We suspect that there is ample opportunity for speciality algorithms to be developed that could earn block creators some revenue for securing the network with their stake. These same algorithms would likely also defend the network against double spend attacks when ever they are observed.
While the rate of transactions might be sustained at 12 per second, the rate of new individual inputs capable of destroying more coin-days than all other inputs in a block will become less and less frequent as the number of inputs increases. This provides a natural unique selection of the node that should sign the block. Considering the likely size of the transaction, they have a vested interest in both the fees earned and in the verification of their transaction. In fact, if they do not sign the block and no one comes along with a larger input, then the transaction will have to be removed from the block so the second-largest input can become the largest and sign the block. In effect, this metric creates an upper limit on how long it takes for someone to produce a block while the transaction fees place a lower limit.
Conclusion
In this paper we have provided a simplified Proof-of-Stake algorithm that allows all users of the network to contribute to the security of the network against attacks. It should be economically infeasible for any actor to maintain a secret block chain that contains more coin-days destroyed than the public transaction ledger. The techniques presented solve the 51% attack, the selfish-miner attack, and provide protection against double-spending all while requiring no mining at all.
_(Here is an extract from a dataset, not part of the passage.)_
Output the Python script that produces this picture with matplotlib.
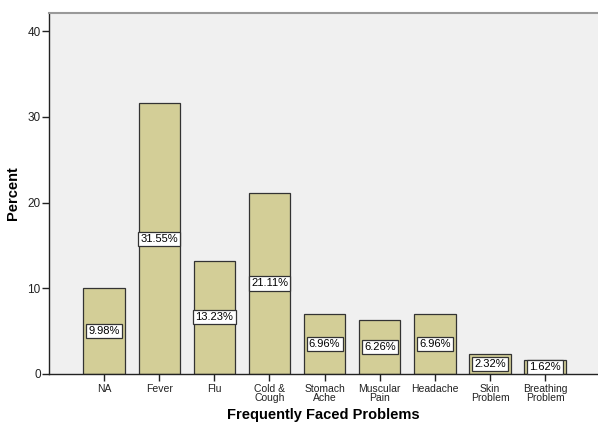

Because Proof-of-Stake can eliminate the need for mining rewards, they also eliminate the need for inflation while also eliminating wasteful consumption of energy for proof-of-work. In a world with an increasing number of block chains, security through proof-of-work becomes fragmented without merged-mining and merged-mining has its own overhead. With this new approach to Proof-of-Stake merged mining is no longer required and an unlimited number of block chains can be supported without compromising the potential security of any individual chain.
I wish I could keep up with your thoughts. I do like your libertarian leanings.
a nice article for DPOS beginners like me. I'm learning graphene platform. thank you for the share.